3. Decentralized Architectures Need Federation, Not Fragmentation
With domain teams owning data, you need a shared language and connective tissue. Metadata provides the consistency layer that allows autonomy without chaos.
How Metadata-First Architectures Work
The move to metadata-first isn’t about buying a catalog and checking a box. It’s about embedding metadata into the architecture and operations of your entire data estate.
Here’s how smart organizations are doing it:
1. Centralize Metadata as a Shared Service
What This Looks Like
A unified metadata platform that aggregates technical, business, and operational metadata across the stack.
Why It Matters
Without a centralized source of metadata truth, context gets lost across tools—and teams waste time reconciling definitions.
Best Practices
- Deploy enterprise-grade metadata platforms (e.g., Collibra, Alation, Atlan, or Unity Catalog)

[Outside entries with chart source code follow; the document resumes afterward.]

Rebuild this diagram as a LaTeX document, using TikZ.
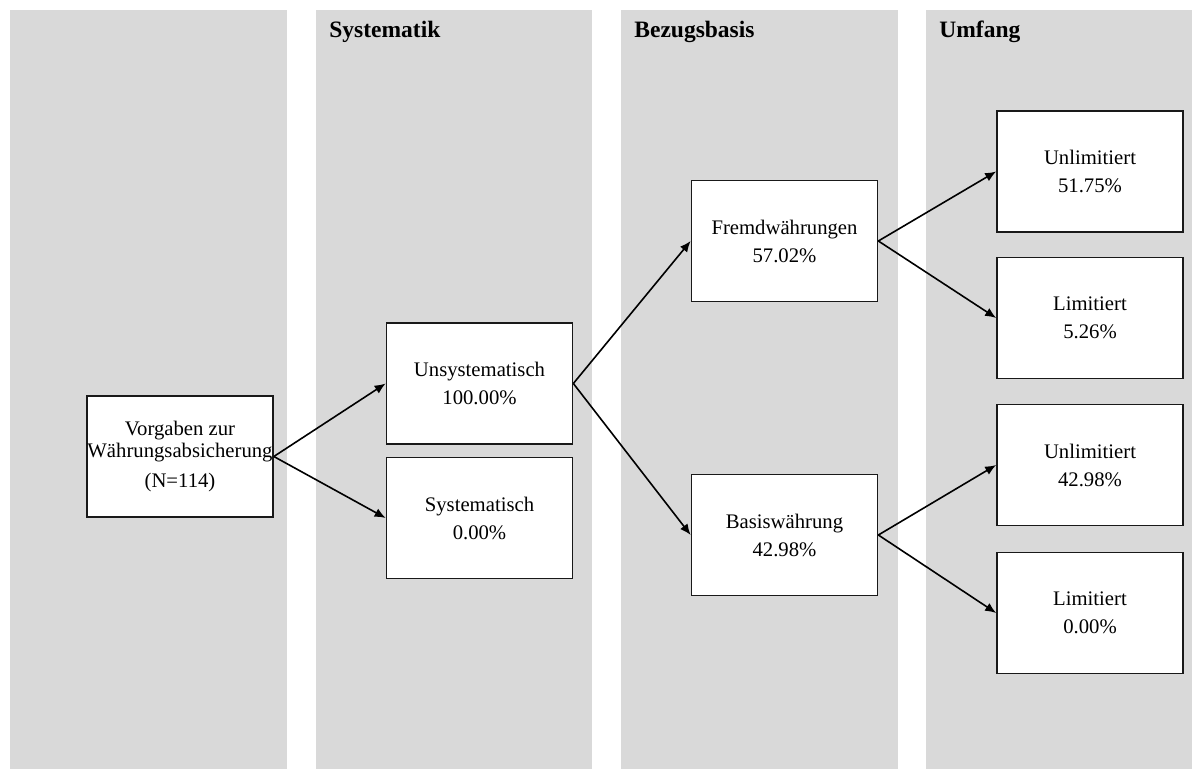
\documentclass[tikz,border=0pt]{standalone}
\usepackage{fontspec}
\setmainfont{Liberation Serif}
\usepackage{tikz}
\usetikzlibrary{arrows.meta}
\definecolor{bandgrau}{RGB}{217,217,217}

\begin{document}
\begin{tikzpicture}[x=0.5pt,y=-0.5pt,
  kasten/.style={draw=black!90,line width=0.85pt,fill=white,minimum width=93pt,minimum height=60.5pt,inner sep=0pt,align=center,font=\fontsize{10.35}{14}\selectfont},
  pfeil/.style={line width=0.8pt,-{Latex[length=5.5pt,width=4.6pt]}},
  kopf/.style={anchor=base west,inner sep=0pt,font=\fontsize{11.75}{14}\selectfont\bfseries}]
\useasboundingbox (0,0) rectangle (1192,769);

\foreach \l/\r in {10/287,316/592,621/898,926/1192} {
\fill[bandgrau] (\l,10) rectangle (\r,769);
}
% spaltenkoepfe
\node[kopf] (kopfsys) at (329,38) {Systematik};
\node[kopf] (kopfbez) at (634,38) {Bezugsbasis};
\node[kopf] (kopfumf) at (939,38) {Umfang};

\node[kasten] (vorgaben) at (180,456.5) {Vorgaben zur\\[-3pt]Währungsabsicherung\\[1pt](N=114)};
\node[kasten] (unsys) at (479.5,383.5) {Unsystematisch\\100.00\%};
\node[kasten] (sys) at (479.5,518) {Systematisch\\0.00\%};
\node[kasten] (fremd) at (784.5,241) {Fremdwährungen\\57.02\%};
\node[kasten] (basis) at (784.5,535) {Basiswährung\\42.98\%};
\node[kasten] (unlimA) at (1090,171.5) {Unlimitiert\\51.75\%};
\node[kasten] (limA) at (1090,318) {Limitiert\\5.26\%};
\node[kasten] (unlimB) at (1090,465) {Unlimitiert\\42.98\%};
\node[kasten] (limB) at (1090,613) {Limitiert\\0.00\%};

% pfeile
\draw[pfeil] (vorgaben.east) -- (unsys.west);
\draw[pfeil] (vorgaben.east) -- (sys.west);
\draw[pfeil] (unsys.east) -- (fremd.west);
\draw[pfeil] (unsys.east) -- (basis.west);
\draw[pfeil] (fremd.east) -- (unlimA.west);
\draw[pfeil] (fremd.east) -- (limA.west);
\draw[pfeil] (basis.east) -- (unlimB.west);
\draw[pfeil] (basis.east) -- (limB.west);
\end{tikzpicture}
\end{document}
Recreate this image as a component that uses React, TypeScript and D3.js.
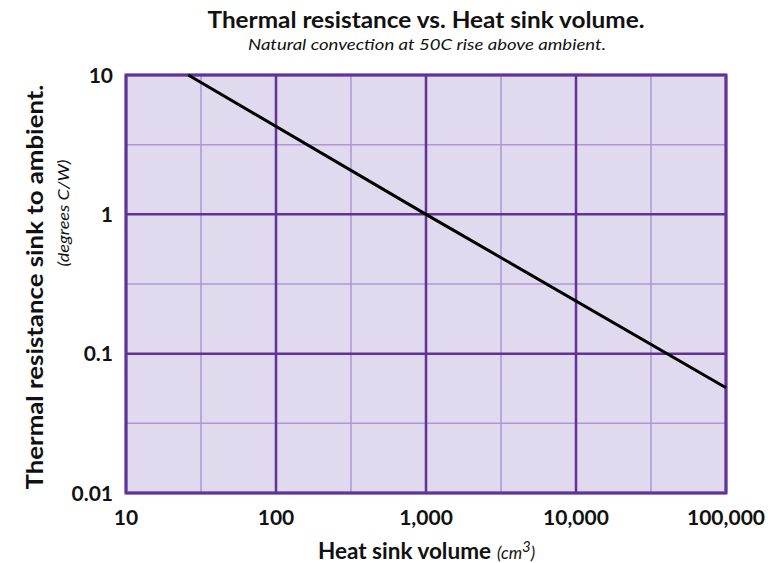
import { useMemo } from 'react';
import * as d3 from 'd3';

// heat sink volume (cm3) vs thermal resistance (C/W)
const volume = [26, 1000, 100000];
const resistance = [10, 1, 0.057];

const xMajor = [10, 100, 1000, 10000, 100000];
const xMinor = [31.62, 316.2, 3162, 31623];
const xLabels = ['10', '100', '1,000', '10,000', '100,000'];

const yMajor = [10, 1, 0.1, 0.01];
const yMinor = [3.162, 0.3162, 0.03162];
const yLabels = ['10', '1', '0.1', '0.01'];

const W = 768;
const H = 563;
const FONT = 'Lato, "Open Sans", sans-serif';

export default function App() {
  const left = 126, right = 726, top = 75, bottom = 493;

  const x = useMemo(() => d3.scaleLog().domain([10, 100000]).range([left, right]), []);
  const y = useMemo(() => d3.scaleLog().domain([0.01, 10]).range([bottom, top]), []);

  const line = d3.line<number>()
    .x((_, i) => x(volume[i]))
    .y((d) => y(d));

  return (
    <svg width={W} height={H} style={{ position: 'absolute', left: 0, top: 0, background: '#fff' }}>
      {/* titles */}
      <text x={426} y={28} textAnchor="middle" fontFamily={FONT} fontWeight="bold" fontSize={22}
        textLength={437} lengthAdjust="spacingAndGlyphs" fill="#111">
        Thermal resistance vs. Heat sink volume.
      </text>
      <text x={427} y={50} textAnchor="middle" fontFamily={FONT} fontStyle="italic" fontSize={15}
        textLength={358} lengthAdjust="spacingAndGlyphs" fill="#111">
        Natural convection at 50C rise above ambient.
      </text>

      {/* plot background */}
      <rect x={left} y={top} width={right - left} height={bottom - top} fill="#e1d9ed" />

      {/* minor grid */}
      {xMinor.map((v) => (
        <line key={'xm' + v} x1={x(v)} x2={x(v)} y1={top} y2={bottom} stroke="#ae97d4" strokeWidth={1.5} />
      ))}
      {yMinor.map((v) => (
        <line key={'ym' + v} y1={y(v)} y2={y(v)} x1={left} x2={right} stroke="#ae97d4" strokeWidth={1.5} />
      ))}

      {/* major grid */}
      {xMajor.map((v) => (
        <line key={'xM' + v} x1={x(v)} x2={x(v)} y1={top} y2={bottom} stroke="#5f3397" strokeWidth={2.5} />
      ))}
      {yMajor.map((v) => (
        <line key={'yM' + v} y1={y(v)} y2={y(v)} x1={left} x2={right} stroke="#5f3397" strokeWidth={2.5} />
      ))}

      <rect x={left} y={top} width={right - left} height={bottom - top} fill="none" stroke="#5f3397" strokeWidth={3} />

      {/* curve */}
      <path d={line(resistance) || ''} fill="none" stroke="#000" strokeWidth={3} />

      {/* y tick labels */}
      {yMajor.map((v, i) => (
        <text key={'yl' + v} x={113} y={y(v)} dy="0.36em" textAnchor="end" fontFamily={FONT}
          fontWeight="bold" fontSize={21} fill="#111">
          {yLabels[i]}
        </text>
      ))}

      {/* x tick labels */}
      {xMajor.map((v, i) => (
        <text key={'xl' + v} x={x(v)} y={525} textAnchor="middle" fontFamily={FONT}
          fontWeight="bold" fontSize={21} fill="#111">
          {xLabels[i]}
        </text>
      ))}

      {/* x axis title */}
      <text x={318} y={559} fontFamily={FONT} fontWeight="bold" fontSize={22} fill="#111"
        textLength={173} lengthAdjust="spacingAndGlyphs">
        Heat sink volume
      </text>
      <text x={497} y={559} fontFamily={FONT} fontStyle="italic" fontSize={17} fill="#111">
        (cm<tspan fontSize={15} dy={-7}>3</tspan><tspan dy={7}>)</tspan>
      </text>

      {/* y axis title */}
      <text transform="translate(43,287) rotate(-90)" textAnchor="middle" fontFamily={FONT}
        fontWeight="bold" fontSize={22} fill="#111" textLength={405} lengthAdjust="spacingAndGlyphs">
        Thermal resistance sink to ambient.
      </text>
      <text transform="translate(69,213) rotate(-90)" textAnchor="middle" fontFamily={FONT}
        fontStyle="italic" fontSize={16} fill="#111" textLength={107} lengthAdjust="spacingAndGlyphs">
        (degrees C/W)
      </text>
    </svg>
  );
}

- Integrate with ingestion, transformation, BI, and ML tools via APIs
- Store technical lineage, business glossary, and policy metadata in one place
2. Embed Metadata in Every Stage of the Data Lifecycle
What This Looks Like
Metadata capture and enrichment occurs automatically during ingestion, transformation, storage, and access.
Why It Matters
Manual metadata entry is brittle and incomplete. Automation ensures consistency and scale.
Best Practices
- Use ETL/ELT tools that write to metadata layers (e.g., dbt with manifest.json lineage)
- Auto-tag sensitive data during ingestion using pattern recognition
- Track versioning, access logs, and usage metrics alongside content
3. Drive Governance, Not Just Discovery, with Metadata
What This Looks Like
Policies, access controls, and quality rules are enforced dynamically based on metadata attributes—not hardcoded logic.
Why It Matters
Data governance becomes adaptive, scalable, and less dependent on human gatekeeping.
Best Practices
- Apply policy-as-code linked to metadata tags (e.g., mask all PII-tagged fields)
- Use metadata to dynamically assign row-level or column-level security
- Tie access provisioning to roles and domains based on metadata-defined ownership
4. Make Metadata Available to Humans and Machines Alike
What This Looks Like
Expose metadata through catalogs for humans and APIs for systems—creating a true self-service ecosystem.
Why It Matters
Metadata becomes actionable at every layer—supporting analysts, data scientists, compliance teams, and automation workflows.
Best Practices
- Surface business definitions and lineage in self-service BI tools
- Feed metadata into MLOps pipelines to enable explainability and monitoring
- Support query federation across platforms using metadata-driven data virtualization
What This Unlocks for the Enterprise
The benefits of metadata-first architecture aren’t theoretical. They’re deeply practical:
Faster Data Discovery
Analysts and scientists spend less time hunting and more time solving.
Improved Governance
Policies scale automatically—without relying on tribal knowledge or manual audits.
Better Lineage and Explainability
Data flows can be traced end-to-end—critical for compliance and AI trust.
Accelerated Self-Service
Teams can find, understand, and use data confidently—without waiting on central IT.
Future-Readiness
With metadata as the connective tissue, your architecture becomes modular, adaptable, and ready for whatever’s next.
Closing Thoughts: Context Is the New Currency
In the next wave of data architecture, scale will not be the differentiator. Everyone can store petabytes. Everyone can spin up cloud compute.
The differentiator will be context—the ability to know what your data is, where it came from, who owns it, how it’s used, and how it should be governed.
And that means metadata is no longer a backend concern—it’s an architectural priority.
Because the smartest architectures aren’t just scalable. They’re explainable. They’re governable. They’re context-aware.
And that’s what makes them strategic.